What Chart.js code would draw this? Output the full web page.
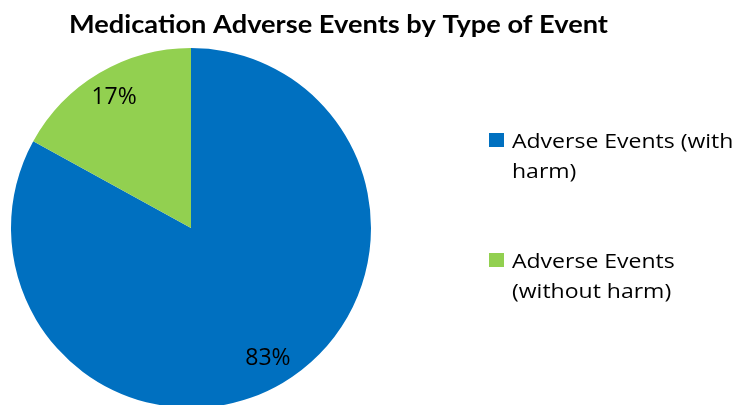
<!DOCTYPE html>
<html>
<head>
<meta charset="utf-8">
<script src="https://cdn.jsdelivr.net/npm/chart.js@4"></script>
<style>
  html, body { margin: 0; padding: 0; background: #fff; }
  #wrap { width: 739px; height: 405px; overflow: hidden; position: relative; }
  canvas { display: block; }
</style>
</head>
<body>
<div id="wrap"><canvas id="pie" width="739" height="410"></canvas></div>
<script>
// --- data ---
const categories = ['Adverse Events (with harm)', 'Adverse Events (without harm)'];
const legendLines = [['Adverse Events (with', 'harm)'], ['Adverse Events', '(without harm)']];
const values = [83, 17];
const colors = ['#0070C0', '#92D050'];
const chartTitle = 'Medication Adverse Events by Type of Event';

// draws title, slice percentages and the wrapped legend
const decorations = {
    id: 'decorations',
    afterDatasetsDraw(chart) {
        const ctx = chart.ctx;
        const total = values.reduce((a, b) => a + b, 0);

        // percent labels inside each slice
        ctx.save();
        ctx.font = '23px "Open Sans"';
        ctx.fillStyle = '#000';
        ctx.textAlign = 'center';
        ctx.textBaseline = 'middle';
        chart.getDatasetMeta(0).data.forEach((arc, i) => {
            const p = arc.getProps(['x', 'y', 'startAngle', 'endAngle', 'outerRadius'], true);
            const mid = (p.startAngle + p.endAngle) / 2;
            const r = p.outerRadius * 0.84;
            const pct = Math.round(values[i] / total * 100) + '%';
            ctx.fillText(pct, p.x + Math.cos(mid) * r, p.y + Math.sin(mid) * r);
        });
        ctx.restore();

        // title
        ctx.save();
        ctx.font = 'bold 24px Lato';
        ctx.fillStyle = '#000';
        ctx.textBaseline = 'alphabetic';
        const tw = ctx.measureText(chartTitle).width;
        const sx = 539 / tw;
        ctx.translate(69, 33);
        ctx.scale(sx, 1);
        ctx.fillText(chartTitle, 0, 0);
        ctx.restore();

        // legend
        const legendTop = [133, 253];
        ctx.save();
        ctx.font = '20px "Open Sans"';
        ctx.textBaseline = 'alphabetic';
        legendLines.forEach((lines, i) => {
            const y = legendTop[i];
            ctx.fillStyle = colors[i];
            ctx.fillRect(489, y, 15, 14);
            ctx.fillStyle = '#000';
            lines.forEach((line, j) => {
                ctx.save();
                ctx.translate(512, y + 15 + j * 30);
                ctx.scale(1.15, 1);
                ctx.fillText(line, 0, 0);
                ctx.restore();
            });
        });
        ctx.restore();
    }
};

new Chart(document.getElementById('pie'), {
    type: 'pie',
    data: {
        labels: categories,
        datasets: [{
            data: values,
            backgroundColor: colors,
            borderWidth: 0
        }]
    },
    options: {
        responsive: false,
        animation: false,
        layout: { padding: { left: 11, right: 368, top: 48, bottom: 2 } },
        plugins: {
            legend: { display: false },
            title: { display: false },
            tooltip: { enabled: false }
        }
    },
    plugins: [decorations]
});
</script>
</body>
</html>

========================================================================

Problem requirements: Please restate the material above line by line, exactly, beginning at its first line and ending with the line that contains "const chartTitle = 'Medication", without any pictures.

The response:
What Chart.js code would draw this? Output the full web page.
<!DOCTYPE html>
<html>
<head>
<meta charset="utf-8">
<script src="https://cdn.jsdelivr.net/npm/chart.js@4"></script>
<style>
  html, body { margin: 0; padding: 0; background: #fff; }
  #wrap { width: 739px; height: 405px; overflow: hidden; position: relative; }
  canvas { display: block; }
</style>
</head>
<body>
<div id="wrap"><canvas id="pie" width="739" height="410"></canvas></div>
<script>
// --- data ---
const categories = ['Adverse Events (with harm)', 'Adverse Events (without harm)'];
const legendLines = [['Adverse Events (with', 'harm)'], ['Adverse Events', '(without harm)']];
const values = [83, 17];
const colors = ['#0070C0', '#92D050'];
const chartTitle = 'Medication Adverse Events by Type of Event';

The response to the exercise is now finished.